Exploring the spiritual roots of abstract painting
Warren Isensee’s current show at Danese begins to fulfill a wish and the promise of his earlier work. Though always technically excellent, Isensee’s prior work seems to have been in the grip of the fashion of the times. There was always a preoccupation with a nostalgic/ironic universe of signing.
Semiotics preoccupied many artists during the last decade of the last century. When tongues were not solidly planted in cheeks, they were wagging about design conventions of an earlier time and the sociological follies of a misguided upper/middle class. The reasons for these preoccupations were explainable and understandable, but in the end no more than art-fashion.

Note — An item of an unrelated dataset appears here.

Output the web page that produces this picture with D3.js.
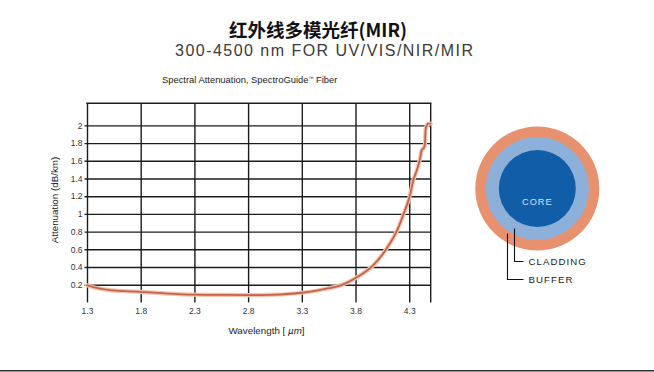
<!DOCTYPE html>
<html>
<head>
<meta charset="utf-8">
<script src="https://cdn.jsdelivr.net/npm/d3@7/dist/d3.min.js"></script>
<style>
  html, body { margin: 0; padding: 0; background: #fff; }
  svg { display: block; }
  text { font-family: "Liberation Sans", Arial, sans-serif; }
</style>
</head>
<body>
<svg id="chart" width="654" height="372"></svg>
<script>
// Spectral attenuation of the SpectroGuide fiber (wavelength in µm, attenuation in dB/km)
const wavelength = [1.3, 1.4, 1.53, 1.8, 2.05, 2.3, 2.6, 2.8, 3.0, 3.2, 3.3, 3.45, 3.55, 3.656, 3.805, 3.966, 4.09, 4.184, 4.254, 4.307, 4.338, 4.37, 4.40, 4.416, 4.44, 4.447, 4.453, 4.477, 4.5];
const attenuation = [0.195, 0.16, 0.135, 0.12, 0.1, 0.088, 0.084, 0.083, 0.086, 0.098, 0.109, 0.135, 0.16, 0.19, 0.278, 0.42, 0.61, 0.805, 1.02, 1.21, 1.38, 1.49, 1.62, 1.72, 1.755, 1.8, 1.96, 2.02, 2.02];
const xTicks = [1.3, 1.8, 2.3, 2.8, 3.3, 3.8, 4.3];
const yTicks = [0.2, 0.4, 0.6, 0.8, 1, 1.2, 1.4, 1.6, 1.8, 2];
const xDomain = [1.3, 4.5];
const yDomain = [0, 2.25];
const fiberLayers = ["BUFFER", "CLADDING", "CORE"];

const svg = d3.select("#chart");

// Titles
svg.append("text")
  .attr("x", 318).attr("y", 37)
  .attr("text-anchor", "middle")
  .style("font-family", '"Noto Sans CJK SC", sans-serif')
  .style("font-weight", "700")
  .style("font-size", "18.5px")
  .attr("fill", "#111")
  .text("红外线多模光纤(MIR)");

svg.append("text")
  .attr("x", 175).attr("y", 55.5)
  .attr("textLength", 298).attr("lengthAdjust", "spacing")
  .style("font-size", "16px")
  .attr("fill", "#3a3a3a")
  .text("300-4500 nm FOR UV/VIS/NIR/MIR");

const sub = svg.append("text")
  .attr("x", 162).attr("y", 83.3)
  .style("font-size", "9.4px")
  .attr("fill", "#222");
sub.append("tspan").text("Spectral Attenuation, SpectroGuide");
sub.append("tspan").attr("dy", -3).style("font-size", "5px").text("™");
sub.append("tspan").attr("dy", 3).text(" Fiber");

// Plot area
const plotLeft = 87, plotRight = 430.7, plotTop = 103.3, plotBottom = 302.4;
const x = d3.scaleLinear().domain(xDomain).range([plotLeft, plotRight]);
const y = d3.scaleLinear().domain(yDomain).range([plotBottom, plotTop]);

const grid = "#1c1c1c";

// Vertical grid lines with x labels
const xAxis = svg.append("g")
  .attr("transform", `translate(0,${plotBottom})`)
  .call(d3.axisBottom(x).tickValues(xTicks).tickSize(-(plotBottom - plotTop)).tickPadding(5.5).tickFormat(d3.format(".1f")));
xAxis.select(".domain").remove();
xAxis.selectAll(".tick line").attr("stroke", grid).attr("stroke-width", 1.4);
xAxis.selectAll(".tick text")
  .style("font-size", "8.5px").style("font-family", '"Liberation Sans", Arial, sans-serif')
  .attr("fill", "#333");

// Horizontal grid lines with y labels
const yAxis = svg.append("g")
  .attr("transform", `translate(${plotLeft},0)`)
  .call(d3.axisLeft(y).tickValues(yTicks).tickSize(-(plotRight - plotLeft)).tickPadding(4.5).tickFormat(d3.format("~g")));
yAxis.select(".domain").remove();
yAxis.selectAll(".tick line").attr("x1", -2.5).attr("stroke", grid).attr("stroke-width", 1.4);
yAxis.selectAll(".tick text")
  .style("font-size", "8.5px").style("font-family", '"Liberation Sans", Arial, sans-serif')
  .attr("fill", "#333");

// Frame: top and right edges
svg.append("line")
  .attr("x1", x(xDomain[0]) - 0.7).attr("x2", x(xDomain[1]) + 0.7)
  .attr("y1", y(yDomain[1])).attr("y2", y(yDomain[1]))
  .attr("stroke", grid).attr("stroke-width", 1.4);
svg.append("line")
  .attr("x1", x(xDomain[1])).attr("x2", x(xDomain[1]))
  .attr("y1", y(yDomain[1])).attr("y2", y(yDomain[0]))
  .attr("stroke", grid).attr("stroke-width", 1.4);

// Attenuation curve: soft halo under a copper line
const pts = wavelength.map((w, i) => [w, attenuation[i]]);
const line = d3.line().x(d => x(d[0])).y(d => y(d[1])).curve(d3.curveMonotoneX);
svg.append("path").datum(pts).attr("d", line)
  .attr("fill", "none").attr("stroke", "#f3c3b1").attr("stroke-width", 4.2)
  .attr("stroke-linejoin", "round").attr("stroke-linecap", "round");
svg.append("path").datum(pts).attr("d", line)
  .attr("fill", "none").attr("stroke", "#c4644a").attr("stroke-width", 1.8)
  .attr("stroke-linejoin", "round").attr("stroke-linecap", "round");

// Axis titles
svg.append("text")
  .attr("transform", "translate(58,200) rotate(-90)")
  .attr("text-anchor", "middle")
  .style("font-size", "9.8px")
  .attr("fill", "#222")
  .text("Attenuation (dB/km)");

const xt = svg.append("text")
  .attr("x", 266.5).attr("y", 334)
  .attr("text-anchor", "middle")
  .style("font-size", "9.8px")
  .attr("fill", "#222");
xt.append("tspan").text("Wavelength [ ");
xt.append("tspan").style("font-style", "italic").text("µm");
xt.append("tspan").text("]");

// Fiber cross-section
const cx = 537.3, cy = 188.5;
const radii = { BUFFER: 62, CLADDING: 51.5, CORE: 38.5 };
const fills = { BUFFER: "#e8916f", CLADDING: "#8cb0da", CORE: "#115da8" };
svg.selectAll("circle.layer").data(fiberLayers).join("circle")
  .attr("class", "layer")
  .attr("cx", cx).attr("cy", cy)
  .attr("r", d => radii[d])
  .attr("fill", d => fills[d]);

svg.append("text")
  .attr("x", cx).attr("y", 205)
  .attr("text-anchor", "middle")
  .style("font-size", "9.2px").style("letter-spacing", "1px")
  .attr("fill", "#d3e5f5")
  .text("CORE");

// Leader lines for the labelled layers
const leaders = [
  { name: "CLADDING", lx: 514.5, y0: 228.5, ly: 261.5 },
  { name: "BUFFER", lx: 507.5, y0: 233.5, ly: 279.5 }
];
leaders.forEach(l => {
  svg.append("path")
    .attr("d", `M${l.lx},${l.y0}V${l.ly}H523.5`)
    .attr("fill", "none").attr("stroke", "#111").attr("stroke-width", 1.1);
  svg.append("text")
    .attr("x", 528.5).attr("y", l.ly + 3.6)
    .style("font-size", "9.6px").style("letter-spacing", "1.1px")
    .attr("fill", "#222")
    .text(l.name);
});

// Bottom rule
svg.append("line")
  .attr("x1", 0).attr("x2", 654).attr("y1", 370.8).attr("y2", 370.8)
  .attr("stroke", "#333").attr("stroke-width", 1.6);
</script>
</body>
</html>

Universities instituted curriculums centering on semiotics, an interesting and vast field, but when it came to the visual arts the result was and is little more than a sharp elbow to the ribs, a smirk, and a knowing nod.

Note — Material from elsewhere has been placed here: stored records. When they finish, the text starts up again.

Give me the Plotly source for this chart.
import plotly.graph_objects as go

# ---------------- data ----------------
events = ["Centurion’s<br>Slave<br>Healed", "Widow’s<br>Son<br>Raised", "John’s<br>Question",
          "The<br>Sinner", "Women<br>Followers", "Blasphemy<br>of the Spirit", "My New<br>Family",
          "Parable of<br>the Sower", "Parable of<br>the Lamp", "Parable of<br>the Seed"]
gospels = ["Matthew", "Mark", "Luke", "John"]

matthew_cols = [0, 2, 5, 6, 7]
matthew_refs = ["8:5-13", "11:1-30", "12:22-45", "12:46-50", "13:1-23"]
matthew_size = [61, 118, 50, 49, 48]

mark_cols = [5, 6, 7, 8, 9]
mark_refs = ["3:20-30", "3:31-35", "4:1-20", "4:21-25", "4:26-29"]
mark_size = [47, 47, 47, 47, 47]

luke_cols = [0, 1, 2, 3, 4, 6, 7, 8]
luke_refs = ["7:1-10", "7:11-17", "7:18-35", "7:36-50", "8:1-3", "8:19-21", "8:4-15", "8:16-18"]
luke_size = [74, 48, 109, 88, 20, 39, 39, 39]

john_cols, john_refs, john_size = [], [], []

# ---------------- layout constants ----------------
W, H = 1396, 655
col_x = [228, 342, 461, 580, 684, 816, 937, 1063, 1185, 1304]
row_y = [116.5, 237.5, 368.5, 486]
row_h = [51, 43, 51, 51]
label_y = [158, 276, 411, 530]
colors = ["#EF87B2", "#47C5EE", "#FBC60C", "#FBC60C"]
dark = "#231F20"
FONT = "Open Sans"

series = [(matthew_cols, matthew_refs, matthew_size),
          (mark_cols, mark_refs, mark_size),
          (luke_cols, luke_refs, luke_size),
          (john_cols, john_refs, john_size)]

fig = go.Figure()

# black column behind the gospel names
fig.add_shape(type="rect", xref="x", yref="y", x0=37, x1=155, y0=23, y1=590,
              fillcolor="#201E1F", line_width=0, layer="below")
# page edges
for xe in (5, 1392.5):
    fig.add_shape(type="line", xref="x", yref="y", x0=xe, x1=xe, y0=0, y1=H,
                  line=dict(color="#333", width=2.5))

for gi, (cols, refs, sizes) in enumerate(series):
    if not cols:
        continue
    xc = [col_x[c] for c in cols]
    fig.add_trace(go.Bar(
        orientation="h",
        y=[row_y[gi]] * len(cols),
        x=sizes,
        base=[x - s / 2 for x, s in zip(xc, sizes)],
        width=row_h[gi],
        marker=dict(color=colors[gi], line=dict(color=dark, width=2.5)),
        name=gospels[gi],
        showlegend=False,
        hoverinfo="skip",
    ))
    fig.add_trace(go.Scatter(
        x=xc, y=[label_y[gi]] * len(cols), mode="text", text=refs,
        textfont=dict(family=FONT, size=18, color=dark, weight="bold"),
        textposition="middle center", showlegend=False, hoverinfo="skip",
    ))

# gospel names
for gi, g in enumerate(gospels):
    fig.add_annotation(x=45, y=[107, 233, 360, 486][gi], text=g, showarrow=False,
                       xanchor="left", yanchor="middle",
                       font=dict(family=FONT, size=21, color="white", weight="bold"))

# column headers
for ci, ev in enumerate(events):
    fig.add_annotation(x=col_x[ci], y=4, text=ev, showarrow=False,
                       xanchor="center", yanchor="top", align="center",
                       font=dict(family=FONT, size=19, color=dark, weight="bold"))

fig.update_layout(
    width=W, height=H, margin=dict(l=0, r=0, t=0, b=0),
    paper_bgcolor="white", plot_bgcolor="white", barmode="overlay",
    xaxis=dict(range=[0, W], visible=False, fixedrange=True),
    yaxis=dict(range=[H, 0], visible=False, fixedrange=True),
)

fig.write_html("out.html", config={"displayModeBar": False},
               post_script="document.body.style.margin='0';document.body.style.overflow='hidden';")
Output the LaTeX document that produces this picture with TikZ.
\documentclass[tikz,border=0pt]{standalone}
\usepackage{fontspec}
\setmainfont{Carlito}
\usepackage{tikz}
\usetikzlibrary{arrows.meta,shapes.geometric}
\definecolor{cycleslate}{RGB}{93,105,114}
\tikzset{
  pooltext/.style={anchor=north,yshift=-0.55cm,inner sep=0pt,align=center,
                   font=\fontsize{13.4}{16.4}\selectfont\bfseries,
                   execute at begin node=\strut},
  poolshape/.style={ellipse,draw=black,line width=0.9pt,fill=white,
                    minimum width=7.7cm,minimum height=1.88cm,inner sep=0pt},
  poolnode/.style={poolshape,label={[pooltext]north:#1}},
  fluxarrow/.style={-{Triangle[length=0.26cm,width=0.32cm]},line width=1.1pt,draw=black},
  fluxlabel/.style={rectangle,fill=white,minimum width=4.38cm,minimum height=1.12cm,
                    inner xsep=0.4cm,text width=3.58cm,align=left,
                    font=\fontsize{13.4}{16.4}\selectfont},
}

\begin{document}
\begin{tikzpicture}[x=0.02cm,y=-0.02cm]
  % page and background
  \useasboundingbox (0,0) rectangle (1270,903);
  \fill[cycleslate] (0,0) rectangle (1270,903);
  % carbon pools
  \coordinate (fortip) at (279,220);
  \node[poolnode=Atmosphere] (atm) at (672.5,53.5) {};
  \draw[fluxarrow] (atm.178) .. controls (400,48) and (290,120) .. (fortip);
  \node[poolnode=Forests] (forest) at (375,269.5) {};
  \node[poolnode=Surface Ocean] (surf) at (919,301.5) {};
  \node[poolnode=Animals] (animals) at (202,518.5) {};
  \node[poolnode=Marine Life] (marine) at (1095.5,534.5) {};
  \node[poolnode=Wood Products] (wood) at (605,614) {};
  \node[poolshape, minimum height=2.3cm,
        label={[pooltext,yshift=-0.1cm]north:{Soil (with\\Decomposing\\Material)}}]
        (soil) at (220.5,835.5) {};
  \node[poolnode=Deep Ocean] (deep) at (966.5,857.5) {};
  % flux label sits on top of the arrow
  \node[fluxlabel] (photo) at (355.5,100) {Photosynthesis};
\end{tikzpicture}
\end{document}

Isensee’s work engaged these fashions using a late 50’s early 60’s palette — pumpkin, aqua, coffee au lait, sea foam, avocado — on nests or rounded-off pebble-like futurismo type shapes. This rather campy approach was not really doing him any favors.
The current show largely does away with this ironic vernacular in favor of a more neutral rectilinear arrangement of bands of color. He crates a kind of maze of rectangles with occasional balls of color. There is also a black and white number, which recalls Al Held of a certain period.
The references to earlier art are still there, only the whole endeavor seems to be of a more serious nature. The coloration goes all the way to red and black and includes tonalities of all colors. This sort of thing was forbidden in the circumscribed scope of his previous agenda. In these paintings, color works as light and space. None of the sense of humor or pleasure of the earlier work is lost.
In addition to the major paintings in the show, a back gallery has smaller ones and some astonishing small works in colored pencil. They recall Indian tantric works. All in all, the show brings to mind the spiritual roots of abstract painting. Though the references to modernist abstraction abound, the work stands on its own and is nothing if not an edifying presence. For a peek at the roots of this sort of work, see the Gene Davis show at Charles Cowles Gallery next door to Danese on 24th Street. Then you can see that Isensee is indeed making modern art for today.